▶ **EXERCISE BRIEF**:
Return the data exactly, with all pictures removed.

>>>

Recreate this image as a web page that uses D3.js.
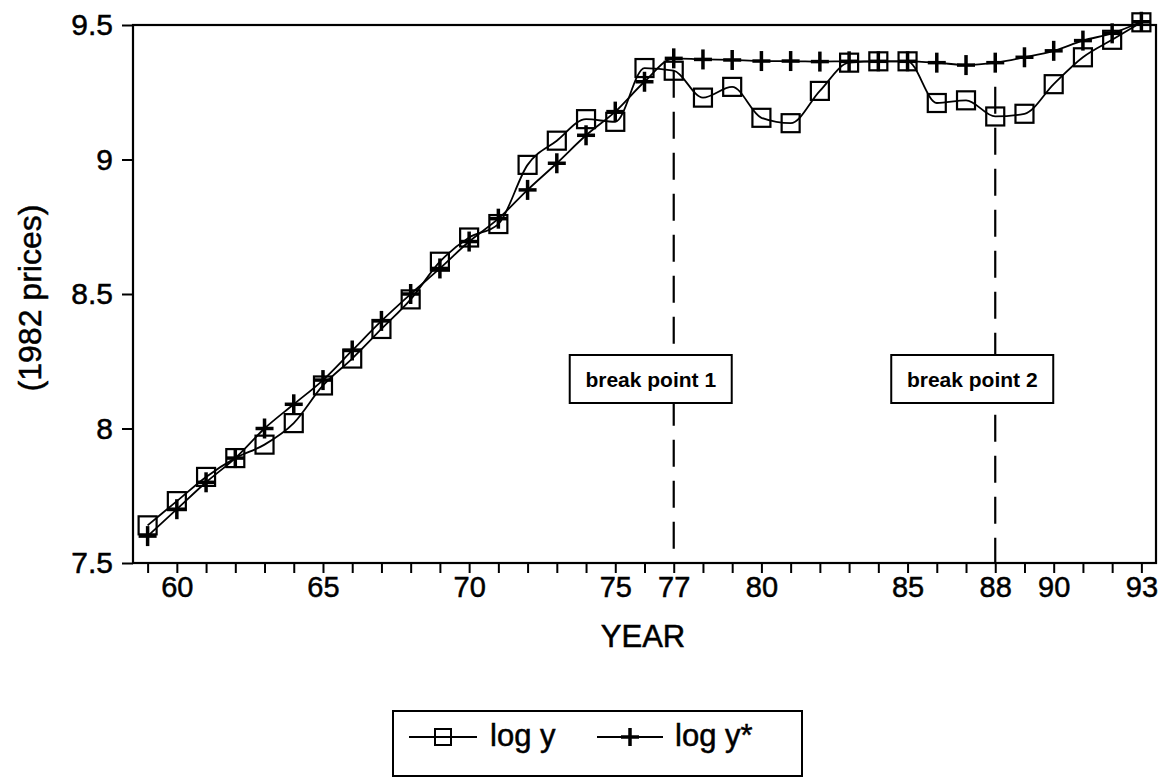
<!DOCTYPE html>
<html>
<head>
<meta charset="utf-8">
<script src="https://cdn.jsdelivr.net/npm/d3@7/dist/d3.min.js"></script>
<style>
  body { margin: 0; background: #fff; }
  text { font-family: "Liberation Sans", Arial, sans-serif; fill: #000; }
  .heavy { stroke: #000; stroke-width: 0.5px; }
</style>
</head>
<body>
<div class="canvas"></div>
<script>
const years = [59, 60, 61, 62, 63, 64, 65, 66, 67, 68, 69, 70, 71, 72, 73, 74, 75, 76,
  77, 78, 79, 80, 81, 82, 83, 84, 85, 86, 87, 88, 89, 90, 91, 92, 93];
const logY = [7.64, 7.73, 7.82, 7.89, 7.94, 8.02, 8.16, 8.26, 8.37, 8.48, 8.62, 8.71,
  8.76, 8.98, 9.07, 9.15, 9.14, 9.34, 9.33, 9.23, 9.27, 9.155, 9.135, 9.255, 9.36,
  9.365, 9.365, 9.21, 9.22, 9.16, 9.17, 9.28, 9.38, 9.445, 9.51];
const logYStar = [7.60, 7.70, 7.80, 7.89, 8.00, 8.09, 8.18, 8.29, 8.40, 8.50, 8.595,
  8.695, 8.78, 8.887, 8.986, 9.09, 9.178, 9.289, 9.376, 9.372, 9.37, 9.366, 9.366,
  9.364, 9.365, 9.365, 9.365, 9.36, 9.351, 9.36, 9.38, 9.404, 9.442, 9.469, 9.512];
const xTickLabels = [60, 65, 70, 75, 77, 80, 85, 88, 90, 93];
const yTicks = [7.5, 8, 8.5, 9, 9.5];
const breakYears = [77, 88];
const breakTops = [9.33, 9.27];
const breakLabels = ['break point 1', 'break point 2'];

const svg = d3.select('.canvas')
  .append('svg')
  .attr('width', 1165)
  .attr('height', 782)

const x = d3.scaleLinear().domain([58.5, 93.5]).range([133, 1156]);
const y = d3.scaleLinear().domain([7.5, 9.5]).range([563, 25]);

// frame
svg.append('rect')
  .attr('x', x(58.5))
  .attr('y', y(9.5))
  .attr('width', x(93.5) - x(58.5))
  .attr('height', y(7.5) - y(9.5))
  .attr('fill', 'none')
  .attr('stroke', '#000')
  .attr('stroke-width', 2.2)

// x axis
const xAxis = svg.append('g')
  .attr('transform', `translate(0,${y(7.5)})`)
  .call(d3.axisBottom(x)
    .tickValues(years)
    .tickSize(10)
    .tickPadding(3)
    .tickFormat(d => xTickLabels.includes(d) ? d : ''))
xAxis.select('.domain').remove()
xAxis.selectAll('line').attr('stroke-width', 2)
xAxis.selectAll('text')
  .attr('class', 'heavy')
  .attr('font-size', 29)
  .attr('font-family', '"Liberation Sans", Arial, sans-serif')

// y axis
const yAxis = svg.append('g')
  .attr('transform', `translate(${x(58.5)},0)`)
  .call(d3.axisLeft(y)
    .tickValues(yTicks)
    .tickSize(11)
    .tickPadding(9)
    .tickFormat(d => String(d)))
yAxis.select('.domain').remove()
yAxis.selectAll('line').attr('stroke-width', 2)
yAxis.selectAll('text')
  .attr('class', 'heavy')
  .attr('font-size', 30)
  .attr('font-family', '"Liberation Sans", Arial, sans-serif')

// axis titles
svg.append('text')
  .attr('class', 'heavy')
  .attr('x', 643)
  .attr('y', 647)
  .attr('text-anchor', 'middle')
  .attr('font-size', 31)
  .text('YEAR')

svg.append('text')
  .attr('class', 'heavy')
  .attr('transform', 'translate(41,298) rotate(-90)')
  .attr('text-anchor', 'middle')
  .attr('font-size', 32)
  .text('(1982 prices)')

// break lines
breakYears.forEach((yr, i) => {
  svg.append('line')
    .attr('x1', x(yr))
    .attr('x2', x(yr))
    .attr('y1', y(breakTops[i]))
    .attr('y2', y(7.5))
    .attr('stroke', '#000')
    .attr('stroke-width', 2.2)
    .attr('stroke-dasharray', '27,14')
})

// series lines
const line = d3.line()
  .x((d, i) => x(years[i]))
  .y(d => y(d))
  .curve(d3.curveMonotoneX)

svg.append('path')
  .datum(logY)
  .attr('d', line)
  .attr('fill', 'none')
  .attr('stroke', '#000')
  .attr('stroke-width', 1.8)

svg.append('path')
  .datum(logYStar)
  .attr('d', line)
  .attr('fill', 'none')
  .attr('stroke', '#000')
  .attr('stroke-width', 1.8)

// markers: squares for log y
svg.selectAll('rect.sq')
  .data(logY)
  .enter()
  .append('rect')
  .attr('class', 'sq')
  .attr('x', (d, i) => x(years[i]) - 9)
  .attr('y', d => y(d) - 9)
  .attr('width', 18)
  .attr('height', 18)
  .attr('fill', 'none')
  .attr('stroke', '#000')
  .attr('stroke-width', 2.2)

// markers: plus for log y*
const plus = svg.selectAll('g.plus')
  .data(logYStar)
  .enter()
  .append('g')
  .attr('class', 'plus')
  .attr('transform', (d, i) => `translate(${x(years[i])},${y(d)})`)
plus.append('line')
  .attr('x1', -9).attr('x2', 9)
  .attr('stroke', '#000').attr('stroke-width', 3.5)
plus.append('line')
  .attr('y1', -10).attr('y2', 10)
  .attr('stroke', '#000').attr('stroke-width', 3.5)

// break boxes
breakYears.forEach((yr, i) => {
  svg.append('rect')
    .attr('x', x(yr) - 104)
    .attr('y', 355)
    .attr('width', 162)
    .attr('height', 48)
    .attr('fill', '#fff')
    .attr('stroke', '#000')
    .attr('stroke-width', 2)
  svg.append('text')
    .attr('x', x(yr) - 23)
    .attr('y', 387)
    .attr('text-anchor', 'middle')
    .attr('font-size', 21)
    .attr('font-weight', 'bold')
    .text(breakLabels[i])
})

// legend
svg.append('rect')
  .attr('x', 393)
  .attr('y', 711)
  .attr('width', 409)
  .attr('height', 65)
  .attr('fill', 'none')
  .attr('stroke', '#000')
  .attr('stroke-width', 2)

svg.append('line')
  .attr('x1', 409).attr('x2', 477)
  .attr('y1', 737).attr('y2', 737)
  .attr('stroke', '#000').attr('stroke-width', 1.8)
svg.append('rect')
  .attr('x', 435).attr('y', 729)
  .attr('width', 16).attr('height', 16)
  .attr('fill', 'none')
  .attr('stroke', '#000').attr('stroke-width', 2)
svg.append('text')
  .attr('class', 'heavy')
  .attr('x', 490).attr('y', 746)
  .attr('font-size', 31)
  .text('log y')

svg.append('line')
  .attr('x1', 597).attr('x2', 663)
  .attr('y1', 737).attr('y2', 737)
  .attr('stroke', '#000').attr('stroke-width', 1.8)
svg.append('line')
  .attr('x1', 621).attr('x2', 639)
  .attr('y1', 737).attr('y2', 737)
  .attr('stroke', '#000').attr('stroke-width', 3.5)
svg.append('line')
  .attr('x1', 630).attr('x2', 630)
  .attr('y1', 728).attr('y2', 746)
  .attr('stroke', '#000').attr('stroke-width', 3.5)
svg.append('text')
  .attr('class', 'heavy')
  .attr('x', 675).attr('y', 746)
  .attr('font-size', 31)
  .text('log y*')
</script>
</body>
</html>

<<<

▶ **RESPONSE BELOW**:
Recreate this image as a web page that uses D3.js.
<!DOCTYPE html>
<html>
<head>
<meta charset="utf-8">
<script src="https://cdn.jsdelivr.net/npm/d3@7/dist/d3.min.js"></script>
<style>
  body { margin: 0; background: #fff; }
  text { font-family: "Liberation Sans", Arial, sans-serif; fill: #000; }
  .heavy { stroke: #000; stroke-width: 0.5px; }
</style>
</head>
<body>
<div class="canvas"></div>
<script>
const years = [59, 60, 61, 62, 63, 64, 65, 66, 67, 68, 69, 70, 71, 72, 73, 74, 75, 76,
  77, 78, 79, 80, 81, 82, 83, 84, 85, 86, 87, 88, 89, 90, 91, 92, 93];
const logY = [7.64, 7.73, 7.82, 7.89, 7.94, 8.02, 8.16, 8.26, 8.37, 8.48, 8.62, 8.71,
  8.76, 8.98, 9.07, 9.15, 9.14, 9.34, 9.33, 9.23, 9.27, 9.155, 9.135, 9.255, 9.36,
  9.365, 9.365, 9.21, 9.22, 9.16, 9.17, 9.28, 9.38, 9.445, 9.51];
const logYStar = [7.60, 7.70, 7.80, 7.89, 8.00, 8.09, 8.18, 8.29, 8.40, 8.50, 8.595,
  8.695, 8.78, 8.887, 8.986, 9.09, 9.178, 9.289, 9.376, 9.372, 9.37, 9.366, 9.366,
  9.364, 9.365, 9.365, 9.365, 9.36, 9.351, 9.36, 9.38, 9.404, 9.442, 9.469, 9.512];
const xTickLabels = [60, 65, 70, 75, 77, 80, 85, 88, 90, 93];
const yTicks = [7.5, 8, 8.5, 9, 9.5];
const breakYears = [77, 88];
const breakTops = [9.33, 9.27];
const breakLabels = ['break point 1', 'break point 2'];

const svg = d3.select('.canvas')
  .append('svg')
  .attr('width', 1165)
  .attr('height', 782)

const x = d3.scaleLinear().domain([58.5, 93.5]).range([133, 1156]);
const y = d3.scaleLinear().domain([7.5, 9.5]).range([563, 25]);

// frame
svg.append('rect')
  .attr('x', x(58.5))
  .attr('y', y(9.5))
  .attr('width', x(93.5) - x(58.5))
  .attr('height', y(7.5) - y(9.5))
  .attr('fill', 'none')
  .attr('stroke', '#000')
  .attr('stroke-width', 2.2)

// x axis
const xAxis = svg.append('g')
  .attr('transform', `translate(0,${y(7.5)})`)
  .call(d3.axisBottom(x)
    .tickValues(years)
    .tickSize(10)
    .tickPadding(3)
    .tickFormat(d => xTickLabels.includes(d) ? d : ''))
xAxis.select('.domain').remove()
xAxis.selectAll('line').attr('stroke-width', 2)
xAxis.selectAll('text')
  .attr('class', 'heavy')
  .attr('font-size', 29)
  .attr('font-family', '"Liberation Sans", Arial, sans-serif')

// y axis
const yAxis = svg.append('g')
  .attr('transform', `translate(${x(58.5)},0)`)
  .call(d3.axisLeft(y)
    .tickValues(yTicks)
    .tickSize(11)
    .tickPadding(9)
    .tickFormat(d => String(d)))
yAxis.select('.domain').remove()
yAxis.selectAll('line').attr('stroke-width', 2)
yAxis.selectAll('text')
  .attr('class', 'heavy')
  .attr('font-size', 30)
  .attr('font-family', '"Liberation Sans", Arial, sans-serif')

// axis titles
svg.append('text')
  .attr('class', 'heavy')
  .attr('x', 643)
  .attr('y', 647)
  .attr('text-anchor', 'middle')
  .attr('font-size', 31)
  .text('YEAR')

svg.append('text')
  .attr('class', 'heavy')
  .attr('transform', 'translate(41,298) rotate(-90)')
  .attr('text-anchor', 'middle')
  .attr('font-size', 32)
  .text('(1982 prices)')

// break lines
breakYears.forEach((yr, i) => {
  svg.append('line')
    .attr('x1', x(yr))
    .attr('x2', x(yr))
    .attr('y1', y(breakTops[i]))
    .attr('y2', y(7.5))
    .attr('stroke', '#000')
    .attr('stroke-width', 2.2)
    .attr('stroke-dasharray', '27,14')
})

// series lines
const line = d3.line()
  .x((d, i) => x(years[i]))
  .y(d => y(d))
  .curve(d3.curveMonotoneX)

svg.append('path')
  .datum(logY)
  .attr('d', line)
  .attr('fill', 'none')
  .attr('stroke', '#000')
  .attr('stroke-width', 1.8)

svg.append('path')
  .datum(logYStar)
  .attr('d', line)
  .attr('fill', 'none')
  .attr('stroke', '#000')
  .attr('stroke-width', 1.8)

// markers: squares for log y
svg.selectAll('rect.sq')
  .data(logY)
  .enter()
  .append('rect')
  .attr('class', 'sq')
  .attr('x', (d, i) => x(years[i]) - 9)
  .attr('y', d => y(d) - 9)
  .attr('width', 18)
  .attr('height', 18)
  .attr('fill', 'none')
  .attr('stroke', '#000')
  .attr('stroke-width', 2.2)

// markers: plus for log y*
const plus = svg.selectAll('g.plus')
  .data(logYStar)
  .enter()
  .append('g')
  .attr('class', 'plus')
  .attr('transform', (d, i) => `translate(${x(years[i])},${y(d)})`)
plus.append('line')
  .attr('x1', -9).attr('x2', 9)
  .attr('stroke', '#000').attr('stroke-width', 3.5)
plus.append('line')
  .attr('y1', -10).attr('y2', 10)
  .attr('stroke', '#000').attr('stroke-width', 3.5)

// break boxes
breakYears.forEach((yr, i) => {
  svg.append('rect')
    .attr('x', x(yr) - 104)
    .attr('y', 355)
    .attr('width', 162)
    .attr('height', 48)
    .attr('fill', '#fff')
    .attr('stroke', '#000')
    .attr('stroke-width', 2)
  svg.append('text')
    .attr('x', x(yr) - 23)
    .attr('y', 387)
    .attr('text-anchor', 'middle')
    .attr('font-size', 21)
    .attr('font-weight', 'bold')
    .text(breakLabels[i])
})

// legend
svg.append('rect')
  .attr('x', 393)
  .attr('y', 711)
  .attr('width', 409)
  .attr('height', 65)
  .attr('fill', 'none')
  .attr('stroke', '#000')
  .attr('stroke-width', 2)

svg.append('line')
  .attr('x1', 409).attr('x2', 477)
  .attr('y1', 737).attr('y2', 737)
  .attr('stroke', '#000').attr('stroke-width', 1.8)
svg.append('rect')
  .attr('x', 435).attr('y', 729)
  .attr('width', 16).attr('height', 16)
  .attr('fill', 'none')
  .attr('stroke', '#000').attr('stroke-width', 2)
svg.append('text')
  .attr('class', 'heavy')
  .attr('x', 490).attr('y', 746)
  .attr('font-size', 31)
  .text('log y')

svg.append('line')
  .attr('x1', 597).attr('x2', 663)
  .attr('y1', 737).attr('y2', 737)
  .attr('stroke', '#000').attr('stroke-width', 1.8)
svg.append('line')
  .attr('x1', 621).attr('x2', 639)
  .attr('y1', 737).attr('y2', 737)
  .attr('stroke', '#000').attr('stroke-width', 3.5)
svg.append('line')
  .attr('x1', 630).attr('x2', 630)
  .attr('y1', 728).attr('y2', 746)
  .attr('stroke', '#000').attr('stroke-width', 3.5)
svg.append('text')
  .attr('class', 'heavy')
  .attr('x', 675).attr('y', 746)
  .attr('font-size', 31)
  .text('log y*')
</script>
</body>
</html>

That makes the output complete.